Begin

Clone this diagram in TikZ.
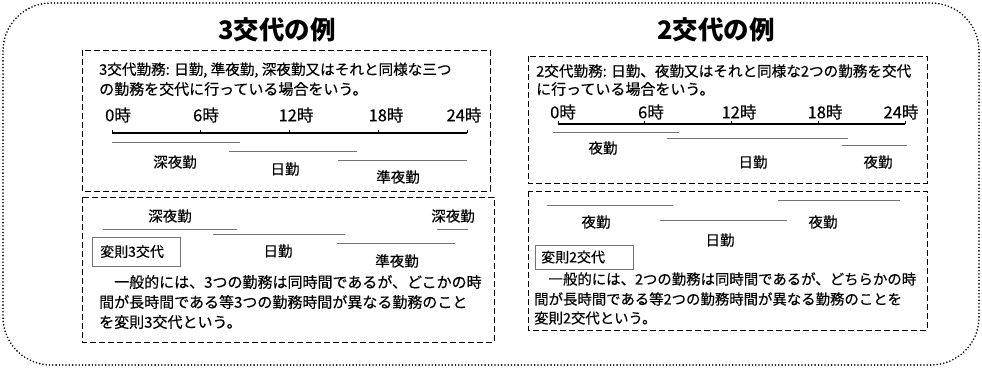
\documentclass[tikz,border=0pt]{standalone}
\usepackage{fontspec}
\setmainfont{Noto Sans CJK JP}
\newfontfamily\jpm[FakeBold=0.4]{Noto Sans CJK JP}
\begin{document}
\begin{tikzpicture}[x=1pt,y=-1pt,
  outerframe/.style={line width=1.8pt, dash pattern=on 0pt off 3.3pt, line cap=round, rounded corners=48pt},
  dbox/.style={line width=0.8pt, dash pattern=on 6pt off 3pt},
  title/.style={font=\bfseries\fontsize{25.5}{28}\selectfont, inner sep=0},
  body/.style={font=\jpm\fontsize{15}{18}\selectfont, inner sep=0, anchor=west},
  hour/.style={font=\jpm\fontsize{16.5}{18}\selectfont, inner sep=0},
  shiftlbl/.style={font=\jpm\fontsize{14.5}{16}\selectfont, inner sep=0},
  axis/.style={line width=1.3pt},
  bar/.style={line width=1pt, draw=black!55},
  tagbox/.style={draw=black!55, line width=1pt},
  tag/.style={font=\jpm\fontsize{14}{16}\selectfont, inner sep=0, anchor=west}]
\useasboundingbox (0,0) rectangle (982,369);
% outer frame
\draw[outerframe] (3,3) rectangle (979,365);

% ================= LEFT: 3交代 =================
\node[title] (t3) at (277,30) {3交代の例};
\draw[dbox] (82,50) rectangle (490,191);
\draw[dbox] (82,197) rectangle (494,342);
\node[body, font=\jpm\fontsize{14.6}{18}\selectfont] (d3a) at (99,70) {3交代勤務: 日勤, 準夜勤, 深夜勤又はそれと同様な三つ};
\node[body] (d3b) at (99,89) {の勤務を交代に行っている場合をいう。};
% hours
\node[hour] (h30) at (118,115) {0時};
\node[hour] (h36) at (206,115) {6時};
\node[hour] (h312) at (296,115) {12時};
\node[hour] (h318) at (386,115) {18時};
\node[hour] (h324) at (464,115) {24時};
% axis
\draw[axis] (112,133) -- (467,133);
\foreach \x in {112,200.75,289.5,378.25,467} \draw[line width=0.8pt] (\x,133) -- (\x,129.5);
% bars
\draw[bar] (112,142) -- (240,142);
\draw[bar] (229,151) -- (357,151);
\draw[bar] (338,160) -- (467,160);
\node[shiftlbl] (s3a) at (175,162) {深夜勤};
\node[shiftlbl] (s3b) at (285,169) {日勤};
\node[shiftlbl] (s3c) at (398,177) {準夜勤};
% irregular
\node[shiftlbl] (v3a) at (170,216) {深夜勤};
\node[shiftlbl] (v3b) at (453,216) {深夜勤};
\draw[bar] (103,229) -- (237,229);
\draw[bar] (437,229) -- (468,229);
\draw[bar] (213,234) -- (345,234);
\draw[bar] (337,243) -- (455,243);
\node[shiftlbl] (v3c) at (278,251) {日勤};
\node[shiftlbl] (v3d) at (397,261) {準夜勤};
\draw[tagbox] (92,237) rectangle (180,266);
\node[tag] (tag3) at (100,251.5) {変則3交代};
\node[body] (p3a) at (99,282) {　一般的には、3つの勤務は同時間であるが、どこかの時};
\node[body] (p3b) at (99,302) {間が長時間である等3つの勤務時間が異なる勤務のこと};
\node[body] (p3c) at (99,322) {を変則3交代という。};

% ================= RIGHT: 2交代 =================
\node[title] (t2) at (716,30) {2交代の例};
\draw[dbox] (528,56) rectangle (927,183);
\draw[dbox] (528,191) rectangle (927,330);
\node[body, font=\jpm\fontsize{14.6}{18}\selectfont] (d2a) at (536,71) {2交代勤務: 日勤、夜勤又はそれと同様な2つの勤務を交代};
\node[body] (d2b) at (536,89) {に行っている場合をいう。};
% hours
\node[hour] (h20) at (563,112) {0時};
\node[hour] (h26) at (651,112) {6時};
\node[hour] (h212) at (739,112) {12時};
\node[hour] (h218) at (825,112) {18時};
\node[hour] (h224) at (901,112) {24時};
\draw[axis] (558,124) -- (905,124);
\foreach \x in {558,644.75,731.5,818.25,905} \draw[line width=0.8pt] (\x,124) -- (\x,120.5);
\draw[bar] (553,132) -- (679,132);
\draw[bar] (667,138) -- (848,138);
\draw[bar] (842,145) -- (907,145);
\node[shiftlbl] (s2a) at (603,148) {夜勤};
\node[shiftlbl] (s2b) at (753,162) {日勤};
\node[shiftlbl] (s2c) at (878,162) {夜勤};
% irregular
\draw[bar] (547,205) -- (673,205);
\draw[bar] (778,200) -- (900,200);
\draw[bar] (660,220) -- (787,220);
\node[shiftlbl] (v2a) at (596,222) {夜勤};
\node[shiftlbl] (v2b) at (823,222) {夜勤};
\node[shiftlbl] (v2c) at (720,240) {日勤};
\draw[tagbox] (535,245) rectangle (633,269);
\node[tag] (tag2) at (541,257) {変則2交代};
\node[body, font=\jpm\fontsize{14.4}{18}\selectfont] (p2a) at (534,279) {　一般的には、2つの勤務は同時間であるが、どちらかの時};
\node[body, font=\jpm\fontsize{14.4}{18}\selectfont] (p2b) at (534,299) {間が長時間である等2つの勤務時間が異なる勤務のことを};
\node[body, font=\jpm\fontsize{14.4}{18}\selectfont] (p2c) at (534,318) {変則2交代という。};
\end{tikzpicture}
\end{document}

End

> **DIRECTIVE**
Skip every picture and return the lines above from the top through the one that contains "(3,3) rectangle (979,365);".

> **EXPECTED ANSWER**
Clone this diagram in TikZ.
\documentclass[tikz,border=0pt]{standalone}
\usepackage{fontspec}
\setmainfont{Noto Sans CJK JP}
\newfontfamily\jpm[FakeBold=0.4]{Noto Sans CJK JP}
\begin{document}
\begin{tikzpicture}[x=1pt,y=-1pt,
  outerframe/.style={line width=1.8pt, dash pattern=on 0pt off 3.3pt, line cap=round, rounded corners=48pt},
  dbox/.style={line width=0.8pt, dash pattern=on 6pt off 3pt},
  title/.style={font=\bfseries\fontsize{25.5}{28}\selectfont, inner sep=0},
  body/.style={font=\jpm\fontsize{15}{18}\selectfont, inner sep=0, anchor=west},
  hour/.style={font=\jpm\fontsize{16.5}{18}\selectfont, inner sep=0},
  shiftlbl/.style={font=\jpm\fontsize{14.5}{16}\selectfont, inner sep=0},
  axis/.style={line width=1.3pt},
  bar/.style={line width=1pt, draw=black!55},
  tagbox/.style={draw=black!55, line width=1pt},
  tag/.style={font=\jpm\fontsize{14}{16}\selectfont, inner sep=0, anchor=west}]
\useasboundingbox (0,0) rectangle (982,369);
% outer frame
\draw[outerframe] (3,3) rectangle (979,365);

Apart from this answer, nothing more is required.